La révolution du temps choisi

La révolution du temps choisi

revolution-temps-choisi-blogRevenu garanti, autonomie et coopération

Telle est la magnifique triade visionnaire du philosophe André Gorz, militant de la fin du travail « emploi salarié », c’est à dire de l’emploi subordonné et rémunéré sur la base d’une valeur décidée par le capitalisme.

Pour Gorz, libre penseur d’une économie sociale et solidaire, la valeur du travail est avant tout la somme des trésors de créativité et d’intelligence individuelle ou collective que les êtres humains sont capables de réaliser et que le capitalisme est bien incapable de rémunérer. Pour autant, ce changement de paradigme se heurte à une économie encore vaniteuse qui continue de jurer par la croissance, même s’il est criant d’observer que seule une classe moyenne supérieure accède au sommet du salariat privé. A l’inverse, pour beaucoup, la simplicité va souvent de pair avec la modestie. Méditons un instant, en mémoire du discours de Robert Kennedy, quelques semaines avant sa mort, quand il dit : « Le PIB mesure tout, sauf ce qui fait que la vie vaut la peine d’être vécue. »

Restons audacieux, plusieurs conditions doivent être réunies pour expérimenter ces nouveaux rapports au travail : la valeur du travail n’est plus appréciée par sa durée – à ce titre, les artistes n’expriment pas de revendications majeures sur le temps de travail. Le temps libre n’a plus le complexe de culpabilité dès lors que le travail est autonome, créatif et libéré du salariat subordonné. Des organisations collectives à l’instar des coopératives doivent continuer d’inventer de nouvelles règles du jeu pour innover socialement. Des politiques éclairées devront, à l’avenir défendre l’idée d’un revenu minimum définit comme un mécanisme distributif assurant un niveau de vie suffisant pour accéder aux biens et aux services essentiels. La nécessaire mise à jour d’un revenu garanti inconditionnel, qui se substituerait au maquis des allocations spécifiques (RSA socle, activités, ASS, ARE…) sans évidemment toucher aux cotisations qui financent notre système de protection sociale (sécurité sociale, indemnisation chômage, santé, retraite…) est- elle encore utopique ?

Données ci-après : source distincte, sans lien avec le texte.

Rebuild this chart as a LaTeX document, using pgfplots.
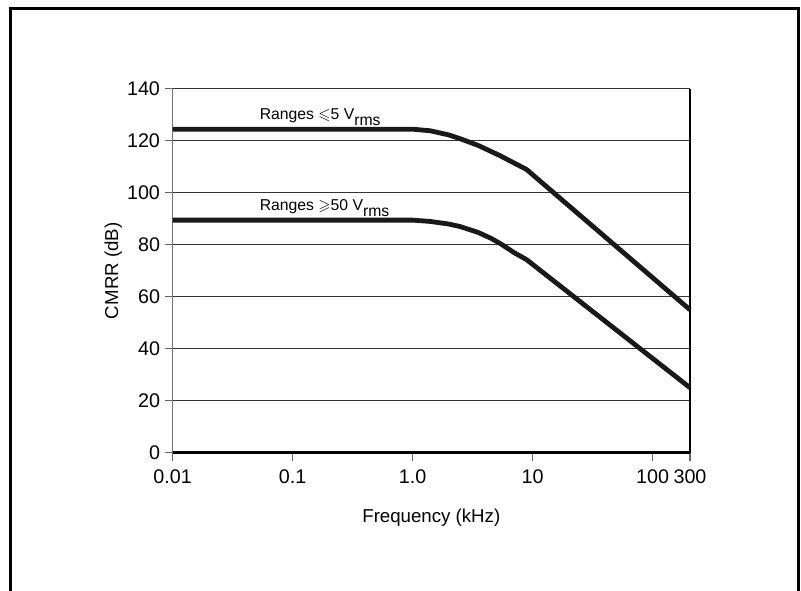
\documentclass[border=0pt]{standalone}
\usepackage{amssymb}
\usepackage{pgfplots}
\pgfplotsset{compat=1.18}
\usepackage{fontspec}
\setmainfont{Liberation Sans}
\begin{document}
\begin{tikzpicture}
\path[use as bounding box] (0,0) rectangle (600.75pt,-443.25pt);
\draw[line width=2.25pt, line cap=rect] (7.9pt,-443.25pt) -- (7.9pt,-6.2pt) -- (599.2pt,-6.2pt) -- (599.2pt,-443.25pt);
\begin{axis}[
  at={(129.5pt,-339.5pt)}, anchor=south west,
  scale only axis, width=388pt, height=272.8pt,
  xmode=log, xmin=0.01, xmax=204.8,
  ymin=0, ymax=140,
  xtick={0.01,0.1,1,10,100,204.8},
  xticklabels={0.01,0.1,1.0,10,100,300},
  ytick={0,20,40,60,80,100,120,140},
  xminorticks=false,
  xtick pos=bottom, ytick pos=left,
  tick align=outside, major tick length=6pt,
  tick style={line width=0.8pt, color=black!60},
  ymajorgrids, grid style={line width=0.8pt, color=black!80},
  axis line style={draw=none},
  /pgf/number format/assume math mode=true,
  tick label style={font=\fontsize{14.8}{16}\selectfont},
  label style={font=\fontsize{14}{16}\selectfont},
  xlabel={Frequency (kHz)}, ylabel={CMRR (dB)},
  xticklabel style={yshift=-3.5pt},
  xlabel style={yshift=-12pt},
  ylabel style={yshift=-3pt},
  clip=false,
]
\draw[black!55, line width=0.8pt] (rel axis cs:0,0) -- (rel axis cs:0,1);
\draw[black, line width=1.2pt] (rel axis cs:1,0) -- (rel axis cs:1,1);
\draw[black, line width=1.9pt] (rel axis cs:0,0) -- (rel axis cs:1,0);
\addplot[line width=3.6pt, color=black!90, line join=round] coordinates {
(0.01,124.5) (1.0,124.5) (1.4,123.9) (2.0,122.3) (2.5,120.8) (3.5,118.3) (5.3,114.4) (7.0,111.5) (8.9,109) (204.8,55)
};
\addplot[line width=3.6pt, color=black!90, line join=round] coordinates {
(0.01,89.5) (1,89.5) (1.4,89) (2,88) (2.5,87) (3.5,84.8) (4.5,82.5) (5.5,80.2) (7,77) (8.9,74.3) (204.8,25)
};
\node[anchor=base west, inner sep=0pt, font=\fontsize{11.8}{13}\selectfont] at (axis cs:0.053,128.2) {Ranges $\leqslant$5 V\raisebox{-0.4em}{rms}};
\node[anchor=base west, inner sep=0pt, font=\fontsize{11.8}{13}\selectfont] at (axis cs:0.053,93.4) {Ranges $\geqslant$50 V\raisebox{-0.4em}{rms}};
\end{axis}
\end{tikzpicture}
\end{document}
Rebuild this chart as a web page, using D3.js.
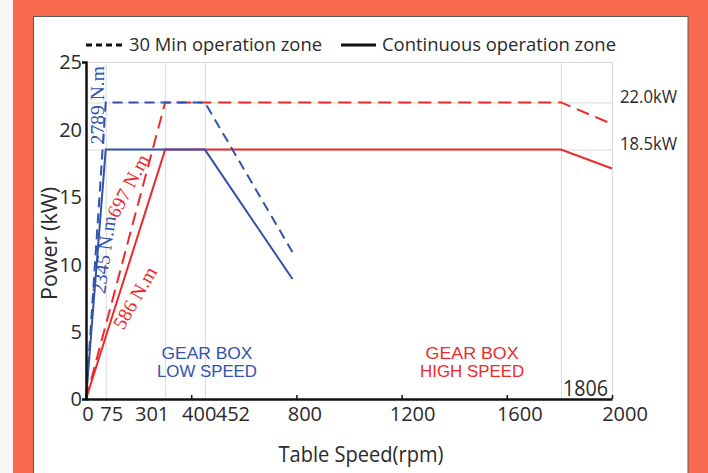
<!DOCTYPE html>
<html><head><meta charset="utf-8">
<script src="https://cdn.jsdelivr.net/npm/d3@7"></script>
<style>body{margin:0;background:#fff;} svg{display:block;}</style>
</head><body><svg id="c" width="708" height="473"></svg>
<script>
// ---- data ----
const xTickValues = [0, 400, 800, 1200, 1600, 2000];
const xLabelValues = [0, 75, 301, 400, 452, 800, 1200, 1600, 2000];
const xLabelTexts = ["0", "75", "301", "400", "452", "800", "1200", "1600", "2000"];
const yTickValues = [0, 5, 10, 15, 20, 25];
const gridRpm = [75, 301, 452, 1806, 2000];
const gridKw = [18.5, 22, 25];
const lowRpm = [0, 75, 452, 785];
const low30Min = [0, 22, 22, 10.9];
const lowCont = [0, 18.5, 18.5, 8.9];
const highRpm = [0, 301, 1806, 2000];
const high30Min = [0, 22, 22, 20.4];
const highCont = [0, 18.5, 18.5, 17.1];
const torqueTexts = ["2789 N.m", "2345 N.m", "697 N.m", "586 N.m"];
const powerTexts = ["22.0kW", "18.5kW"];
const powerValues = [22, 18.5];
const legendTexts = ["30 Min operation zone", "Continuous operation zone"];

// ---- layout / style ----
const W = 708, H = 473;
const BLUE = "#3053ad", RED = "#ec2a2c", ORANGE = "#f8694d";
const FONT = "'Open Sans', 'DejaVu Sans', sans-serif";
const TIGHT = "'Liberation Sans', Arial, sans-serif";
const SERIF = "'Liberation Serif', 'DejaVu Serif', serif";
const TXT = "#2a2a2a";
const svg = d3.select("#c");

svg.append("rect").attr("width", W).attr("height", H).attr("fill", ORANGE);
svg.append("rect").attr("width", 13).attr("height", H).attr("fill", "#f6f6f6");
svg.append("rect").attr("x", 33.5).attr("y", 16.5).attr("width", 654.5).attr("height", H)
  .attr("fill", "#fff").attr("stroke", "#5a5a5a").attr("stroke-width", 1);

const x = d3.scaleLinear().domain([0, 2000]).range([86, 612]);
const y = d3.scaleLinear().domain([0, 25]).range([399, 62]);

// grid
const grid = svg.append("g").attr("stroke", "#dadada").attr("stroke-width", 1);
grid.selectAll("line.v").data(gridRpm).join("line")
  .attr("x1", d => x(d) + 0.5).attr("x2", d => x(d) + 0.5)
  .attr("y1", y(25)).attr("y2", y(0));
grid.selectAll("line.h").data(gridKw).join("line")
  .attr("x1", x(0)).attr("x2", x(2000))
  .attr("y1", d => y(d) + 0.5).attr("y2", d => y(d) + 0.5);

// series
const line = d3.line().x(d => x(d[0])).y(d => y(d[1]));
const zip = (a, b) => a.map((v, i) => [v, b[i]]);
const series = [
  { pts: zip(highRpm, high30Min), color: RED, dash: "13,7" },
  { pts: zip(highRpm, highCont), color: RED, dash: null },
  { pts: zip(lowRpm, low30Min), color: BLUE, dash: "10,6" },
  { pts: zip(lowRpm, lowCont), color: BLUE, dash: null },
];
svg.append("g").selectAll("path").data(series).join("path")
  .attr("d", d => line(d.pts)).attr("fill", "none")
  .attr("stroke", d => d.color).attr("stroke-width", 2)
  .attr("stroke-dasharray", d => d.dash);

// axes
const xAxis = svg.append("g").attr("transform", `translate(0,${y(0)})`)
  .call(d3.axisBottom(x).tickValues(xTickValues).tickSizeInner(-4).tickSizeOuter(0).tickFormat(""));
xAxis.select(".domain").attr("stroke", "#111").attr("stroke-width", 2.5);
xAxis.selectAll(".tick line").attr("stroke", "#111").attr("stroke-width", 1.5);

const yAxis = svg.append("g").attr("transform", `translate(${x(0)},0)`)
  .call(d3.axisLeft(y).tickValues(yTickValues).tickSizeInner(0).tickSizeOuter(4).tickPadding(4));
yAxis.select(".domain").attr("stroke", "#111").attr("stroke-width", 2.5);
yAxis.selectAll(".tick text").attr("font-family", FONT).attr("font-size", 20)
  .attr("fill", TXT).attr("dy", "0.34em");

// x labels (custom placement like reference)
const xLabelNudge = [2, 6, -13, 8, 28, 8.5, 11, 13, 13];
svg.append("g").selectAll("text").data(xLabelValues).join("text")
  .attr("x", (d, i) => x(d) + xLabelNudge[i]).attr("y", 421)
  .attr("text-anchor", "middle").attr("font-family", FONT).attr("font-size", 20)
  .attr("fill", TXT).text((d, i) => xLabelTexts[i]);

// axis titles
svg.append("text").attr("transform", `translate(57,${243.5}) rotate(-90)`)
  .attr("text-anchor", "middle").attr("font-family", FONT).attr("font-size", 21)
  .attr("fill", TXT).attr("textLength", 113).attr("lengthAdjust", "spacingAndGlyphs")
  .text("Power (kW)");
svg.append("text").attr("x", 361).attr("y", 462)
  .attr("text-anchor", "middle").attr("font-family", FONT).attr("font-size", 21)
  .attr("fill", TXT).attr("textLength", 165).attr("lengthAdjust", "spacingAndGlyphs")
  .text("Table Speed(rpm)");

// legend
const lg = svg.append("g");
lg.append("line").attr("x1", 86).attr("x2", 122).attr("y1", 45).attr("y2", 45)
  .attr("stroke", "#111").attr("stroke-width", 3).attr("stroke-dasharray", "6,4");
lg.append("line").attr("x1", 341).attr("x2", 376).attr("y1", 45).attr("y2", 45)
  .attr("stroke", "#111").attr("stroke-width", 3);
lg.append("text").attr("x", 129).attr("y", 51).attr("font-family", FONT).attr("font-size", 19)
  .attr("fill", TXT).attr("textLength", 193).attr("lengthAdjust", "spacingAndGlyphs").text(legendTexts[0]);
lg.append("text").attr("x", 382).attr("y", 51).attr("font-family", FONT).attr("font-size", 19)
  .attr("fill", TXT).attr("textLength", 234).attr("lengthAdjust", "spacingAndGlyphs").text(legendTexts[1]);

// torque labels
const torquePos = [[42, 21.8, -90], [68, 10.7, -82], [160, 15.8, -62], [186, 7.5, -60]];
const torqueColor = [BLUE, BLUE, RED, RED];
svg.append("g").selectAll("text").data(torqueTexts).join("text")
  .attr("transform", (d, i) => `translate(${x(torquePos[i][0])},${y(torquePos[i][1])}) rotate(${torquePos[i][2]})`)
  .attr("text-anchor", "middle").attr("dominant-baseline", "central")
  .attr("font-family", SERIF).attr("font-size", 19.5).attr("fill", (d, i) => torqueColor[i])
  .text(d => d);

// power labels
svg.append("g").selectAll("text").data(powerTexts).join("text")
  .attr("x", x(2000) + 8).attr("y", (d, i) => y(powerValues[i]) + 0.5)
  .attr("font-family", FONT).attr("font-size", 19).attr("fill", TXT)
  .attr("textLength", 57).attr("lengthAdjust", "spacingAndGlyphs").text(d => d);

// region labels (separate lines)
const regionLines = [
  { s: "GEAR BOX", rpm: 460, row: 0, c: BLUE, w: 91 },
  { s: "LOW SPEED", rpm: 460, row: 1, c: BLUE, w: 100 },
  { s: "GEAR BOX", rpm: 1468, row: 0, c: RED, w: 93 },
  { s: "HIGH SPEED", rpm: 1468, row: 1, c: RED, w: 104 },
];
svg.append("g").selectAll("text").data(regionLines).join("text")
  .attr("x", d => x(d.rpm)).attr("y", d => y(2.95) + d.row * 18)
  .attr("text-anchor", "middle").attr("font-family", TIGHT).attr("font-size", 16)
  .attr("fill", d => d.c).attr("textLength", d => d.w).attr("lengthAdjust", "spacingAndGlyphs")
  .text(d => d.s);

// 1806 label
svg.append("text").attr("x", x(1806) + 2).attr("y", y(0) - 3)
  .attr("font-family", FONT).attr("font-size", 21).attr("fill", TXT)
  .attr("textLength", 45).attr("lengthAdjust", "spacingAndGlyphs").text("1806");
</script></body></html>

Fort heureusement, de nombreux projets sont déjà à l’oeuvre ici et maintenant dans notre nouveau monde en « transition », dans une économie qui bascule vers des développements harmonieux, organisés collectivement. Ces biens et services responsables, qu’on retrouve majoritairement dans nos Coopératives d’Activités et d’Emploi concernent autant des créations artistiques que des formes contributives de l’internet, des soins et services aux personnes aussi bien que des objets alimentés par des énergies renouvelables ou encore les produits d’une agriculture biologique… Ils soutiennent particulièrement un vrai travail, socialement plus utile à des producteurs vers des consommateurs ou usagers responsables, qu’une consommation « toujours plus », entretenue par l’épandage de pesticides, ou la fabrication de produits à jeter, liés à l’obsolescence programmée.

Enfin, l’esprit de la loi Economie Sociale et Solidaire qui reconnaît – soyons fiers – l’entrepreneur salarié associé en Coopérative d’Activités et d’Emploi – suggère qu’il est permis en partie de se soustraire du lien de subordination au profit d’un travail autonome, choisi et plus épanouissant en devenant co-entrepreneur.

Un certain nombre d’activités et de métiers – qu’on retrouve en dehors des CAE – permettent aussi de passer du temps avec ses enfants, de poursuivre d’autres projets sociaux, politiques, artistiques…, autant de symboles d’une richesse sobre, mais certainement heureuse.